Museum of Greek Children’s Art(http://www.childrensartmuseum.gr/english/mainfr.htm) in Athens, Greece, presents, preserves and promotes children’s art, featuring the best work from the museum’s annual art competition for Greek children. The museum hosts temporary exhibitions and exchange exhibitions with other museums, art workshops and relevant institutions in Greece and abroad. The goals of the museum are to develop children’s aesthetics and children’s creativity and to cultivate children’s contact with and love for all forms of art.

Paintbrush Diplomacy (http://www.paintbrushdiplomacy.org/) in Menlo Park, has conducted cross-cultural art and writing exchange programs around the world since 1975. Paintbrush Diplomacy has worked with children from Poland, Estonia, Russia, China, Saudi Arabia, Zimbabwe, Mexico, and the United States and other countries with a hope to encourage friendliness and foster a sense of community among children of the world. The permanent collection contains over 2000 pieces of art created by children from over 100 countries.

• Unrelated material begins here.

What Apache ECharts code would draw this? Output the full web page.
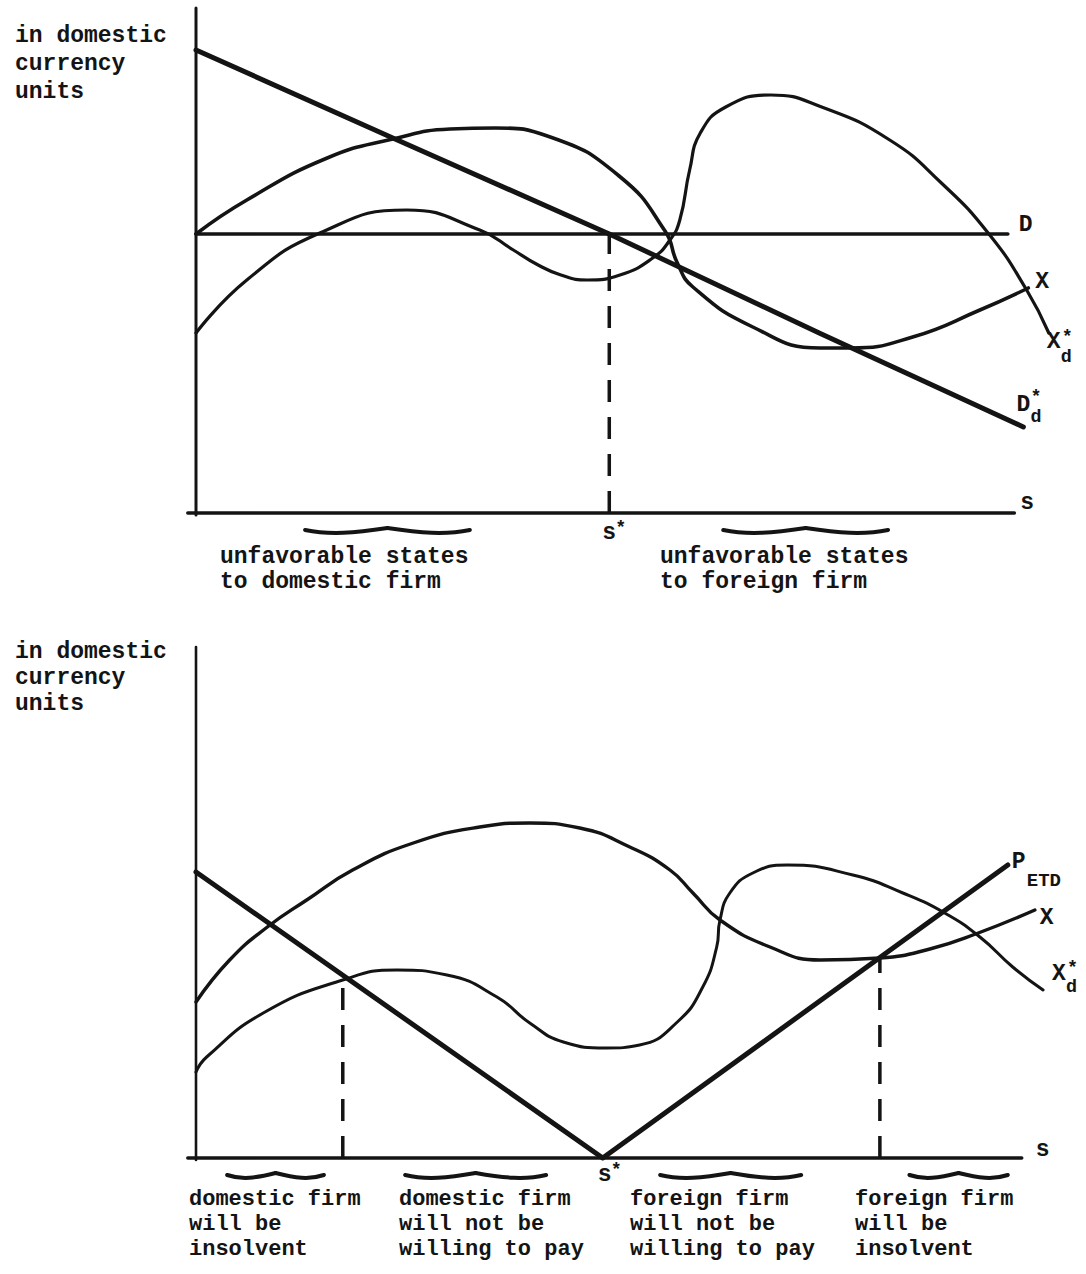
<!DOCTYPE html>
<html>
<head>
<meta charset="utf-8">
<script src="https://cdn.jsdelivr.net/npm/echarts@6/dist/echarts.min.js"></script>
<style>
html,body{margin:0;padding:0;background:#fff;}
#chart{width:1086px;height:1274px;}
</style>
</head>
<body>
<div id="chart"></div>
<script>
// ---------- DATA (s = state axis, value = domestic currency units) ----------
// Top panel
const topAxisS   = [[-1, 0], [99.8, 0]];
const topAxisV   = [[0, -0.4], [0, 101]];
const topD       = [[0, 55.8], [99, 55.8]];
const topDdStar  = [[0, 92.6], [24, 75], [50.4, 55.8], [76, 36], [100.9, 17.2]];
const topX       = [[0, 55.8], [6.2, 62.6], [16, 71], [24, 74.8], [31, 76.8], [36.5, 77], [43.2, 75.2],
                    [51.6, 67.4], [57.2, 56.4], [58.7, 50], [60.6, 45.2], [67.9, 37.2],
                    [76.1, 33], [79.8, 33], [87.4, 35.2], [95.6, 40.6], [101.5, 45]];
const topXdStar  = [[0, 36], [6.2, 46.6], [15.1, 56], [25.7, 60.6], [34.6, 56.6], [38.7, 52.6],
                    [41.5, 49.8], [44.5, 47.6], [47.7, 46.6], [51.7, 47.6], [55.7, 51], [57.8, 54.6],
                    [59, 58.6], [60.2, 68.6], [61.5, 76], [64.6, 81.2], [70.1, 83.6], [76.3, 81.2],
                    [84.6, 74.6], [90.9, 66], [96.7, 55.8], [101.3, 44.6], [104, 36]];
const topSStar   = [[50.4, 0], [50.4, 55.8]];
const topBraces  = [[13.3, 33.4], [64.3, 84.4]];
const topNotes   = ["unfavorable states\nto domestic firm", "unfavorable states\nto foreign firm"];

// Bottom panel
const botAxisS   = [[-1, 0], [100.7, 0]];
const botAxisV   = [[0, -0.4], [0, 102.2]];
const botPETD    = [[0, 57.2], [49.6, 0], [99, 58.6]];
const botX       = [[0, 31.2], [4.1, 39.6], [8.7, 46.2], [13.5, 51.6], [19.1, 57.6], [26.5, 63],
                    [34.6, 66.2], [40.7, 67], [46.8, 66], [52.9, 62.2], [57.8, 57.6], [60.6, 53],
                    [63.9, 47.6], [70, 42.2], [76.1, 39.6], [83.4, 40], [89.5, 41.8], [95.4, 45],
                    [102.3, 49.6]];
const botXdStar  = [[0, 17.2], [1.3, 20.2], [8.2, 29], [17.9, 35.6], [24.5, 37.6], [30.6, 36.6],
                    [36.7, 32.2], [40.7, 27], [44.8, 23.2], [50, 22], [54.1, 22.6], [58.7, 27.2],
                    [61.8, 34.2], [63.5, 42.2], [63.9, 47.6], [65.1, 53], [67.9, 57], [72.1, 58.6],
                    [80.1, 56.6], [86.2, 53], [91.3, 49], [95.6, 44.2], [99.6, 38.2], [103.3, 33.6]];
const botDashL   = [[17.9, 0], [17.9, 35.6]];
const botDashR   = [[83.4, 0], [83.4, 40]];
const botBraces  = [[3.8, 15.6], [25.5, 42.7], [56.6, 73.8], [87, 99]];
const botNotes   = ["domestic firm\nwill be\ninsolvent",
                    "domestic firm\nwill not be\nwilling to pay",
                    "foreign firm\nwill not be\nwilling to pay",
                    "foreign firm\nwill be\ninsolvent"];
const yTitle     = "in domestic\ncurrency\nunits";

// ---------- CHART ----------
const INK = '#141414';
const FONT = '"Liberation Mono", "DejaVu Sans Mono", monospace';
const chart = echarts.init(document.getElementById('chart'), null, {renderer: 'svg'});

function ln(data, gi, w, extra) {
  return Object.assign({
    type: 'line', xAxisIndex: gi, yAxisIndex: gi, data: data,
    showSymbol: false, symbol: 'none', silent: true, animation: false, clip: false,
    lineStyle: {color: INK, width: w, cap: 'round', join: 'round'}
  }, extra || {});
}
const curve = {smooth: 0.5};
const dash = (w) => ({lineStyle: {color: INK, width: w, type: [22, 15], cap: 'butt'}});

const xAx = (gi) => ({type: 'value', gridIndex: gi, min: -2, max: 105, show: false});
chart.setOption({
  backgroundColor: '#ffffff',
  animation: false,
  grid: [
    {left: 179.6, width: 877.4, top: 8, height: 505},
    {left: 179.6, width: 877.4, top: 647, height: 511}
  ],
  xAxis: [xAx(0), xAx(1)],
  yAxis: [
    {type: 'value', gridIndex: 0, min: 0, max: 101, show: false},
    {type: 'value', gridIndex: 1, min: 0, max: 102.2, show: false}
  ],
  series: [
    ln(topAxisS, 0, 3.5), ln(topAxisV, 0, 3),
    ln(topD, 0, 3.6),
    ln(topDdStar, 0, 5),
    ln(topX, 0, 3.6, curve),
    ln(topXdStar, 0, 3.2, curve),
    Object.assign(ln(topSStar, 0, 3.5), dash(3.5)),
    ln(botAxisS, 1, 3.5), ln(botAxisV, 1, 2.6),
    ln(botPETD, 1, 5),
    ln(botX, 1, 3.4, curve),
    ln(botXdStar, 1, 3, curve),
    Object.assign(ln(botDashL, 1, 3.5), dash(3.5)),
    Object.assign(ln(botDashR, 1, 3.5), dash(3.5))
  ]
});

// ---------- TEXT & BRACES (anchored through the chart's own scales) ----------
const px = (gi, pt) => chart.convertToPixel({gridIndex: gi}, pt);
const els = [];
function txt(text, x, y, size, opts) {
  els.push(Object.assign({
    type: 'text', silent: true, x: x, y: y,
    style: Object.assign({text: text, fill: INK, fontFamily: FONT, fontWeight: 'bold',
                          fontSize: size, align: 'left', verticalAlign: 'middle'}, opts || {})
  }));
}
function brace(gi, range, dy) {
  const a = px(gi, [range[0], 0]), b = px(gi, [range[1], 0]);
  const y = a[1] + dy, x0 = a[0], x1 = b[0], xm = (x0 + x1) / 2, w = x1 - x0;
  const st = {stroke: INK, lineWidth: 4, fill: 'none', lineCap: 'round'};
  els.push({type: 'bezierCurve', silent: true, style: st,
    shape: {x1: x0, y1: y - 1, cpx1: x0 + w * 0.15, cpy1: y + 4, cpx2: xm - w * 0.2, cpy2: y + 2, x2: xm, y2: y - 3}});
  els.push({type: 'bezierCurve', silent: true, style: st,
    shape: {x1: xm, y1: y - 3, cpx1: xm + w * 0.2, cpy1: y + 2, cpx2: x1 - w * 0.15, cpy2: y + 4, x2: x1, y2: y - 1}});
}
function starLabel(main, x, y, size, starDx, starDy, subDx, subDy, sub) {
  txt(main, x, y, size);
  if (starDx !== null) txt('*', x + starDx, y + starDy, size * 0.8);
  if (sub) txt(sub, x + subDx, y + subDy, size * 0.8);
}

// axis titles
txt(yTitle, 15, 22, 23, {verticalAlign: 'top', lineHeight: 28});
txt(yTitle, 15, 639, 23, {verticalAlign: 'top', lineHeight: 26});

// top panel labels
let p;
p = px(0, topD[topD.length - 1]);            txt('D', p[0] + 11, p[1] - 9, 23);
p = px(0, topX[topX.length - 1]);            txt('X', p[0] + 7, p[1] - 6, 23);
p = px(0, topXdStar[topXdStar.length - 1]);  starLabel('X', p[0] - 2, p[1] + 9, 23, 15, -5, 14, 15, 'd');
p = px(0, topDdStar[topDdStar.length - 1]);  starLabel('D', p[0] - 7, p[1] - 22, 23, 14, -8, 14, 12, 'd');
p = px(0, topAxisS[1]);                      txt('s', p[0] + 6, p[1] - 10, 23);
p = px(0, [topSStar[0][0], 0]);              starLabel('s', p[0] - 7, p[1] + 20, 23, 13, -5, 0, 0, null);

// bottom panel labels
p = px(1, botPETD[botPETD.length - 1]);      txt('P', p[0] + 4, p[1] - 3, 23);
                                             txt('ETD', p[0] + 19, p[1] + 16, 19);
p = px(1, botX[botX.length - 1]);            txt('X', p[0] + 5, p[1] + 8, 23);
p = px(1, botXdStar[botXdStar.length - 1]);  starLabel('X', p[0] + 9, p[1] - 16, 23, 15, -6, 14, 13, 'd');
p = px(1, botAxisS[1]);                      txt('s', p[0] + 14, p[1] - 8, 23);
p = px(1, botPETD[1]);                       starLabel('s', p[0] - 5, p[1] + 17, 23, 13, -5, 0, 0, null);

// braces
topBraces.forEach(r => brace(0, r, 18));
botBraces.forEach(r => brace(1, r, 18));

// notes
txt(topNotes[0], 220, 544.5, 23, {verticalAlign: 'top', lineHeight: 25});
txt(topNotes[1], 660, 544.5, 23, {verticalAlign: 'top', lineHeight: 25});
const noteX = [189, 399, 630, 855];
botNotes.forEach((t, i) => txt(t, noteX[i], 1186.5, 22, {verticalAlign: 'top', lineHeight: 25}));

chart.setOption({graphic: {elements: els}});
</script>
</body>
</html>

Shankar International Children’s Competition (http://www.childrensbooktrust.com) in New Delhi, India is part of the Children’s Book Trust, which includes an International Doll Museum, a children’s book collection, and a children’s magazine. The competition was started by K. Shankar Pillai (July 31, 1902—December 26, 1989) a well-known cartoonist, who brought out a political magazine called Shankar’s Weekly. Under the auspices of this magazine, the first children’s competition was organized in 1949. It invited paintings and writings from children in India. Children sent about 3,000 entries. The following year children from all over the world were invited to participate in the competition. Today the competition has grown and about 160,000 entries from over 130 countries. The entries are judged by an international jury and the prizewinning entries are compiled in a volume called the Shankar’s Children’s Art Number. In addition to the children’s painting competition, the Children’s Book Trust also holds an annual writing competition for writers of children’s books.

The Stone Soup Museum of Children’s Art (http://www.stonesoup.com/art/) in Santa Cruz, California, is an on-line collection with over 1300 works by children from 36 different countries. Many of the best pieces in their collection have appeared on the covers of Stone Soup, all of which can be viewed in their International Collection. The museum’s American Collection includes works by young illustrators, including works made in Stone Soups’ own art school .

World Awareness Children’s Museum (http://www.worldchildrensmuseum.org), Glens Falls, New York, founded in 1995, with a mission to foster awareness, understanding, and appreciation of worldwide cultural diversity for children and adults. Programs include on-site interactive cultural exhibitions, the International Youth Art Exchange (ARTex) program and exhibitions for loan, as well as educational outreach programs, special events, membership, sponsorship and volunteer opportunities.

World School Children’s Art Exhibition (http://www.taiwanembassy.org/us/ct.asp?xItem=50376&ctNode=2300&mp=12)
is an annual international children’s art competition held by the Association for Education through Art in Taipei, Republic of China (Taiwan.) The contest rules are posted on the Republic of China (Taiwan) Diplomatic Mission Web Page, which indicates that works in the following media are accepted: oil painting, water color painting, wood cut print, pencil sketch, crayon drawing, pastel, collage, etching and design.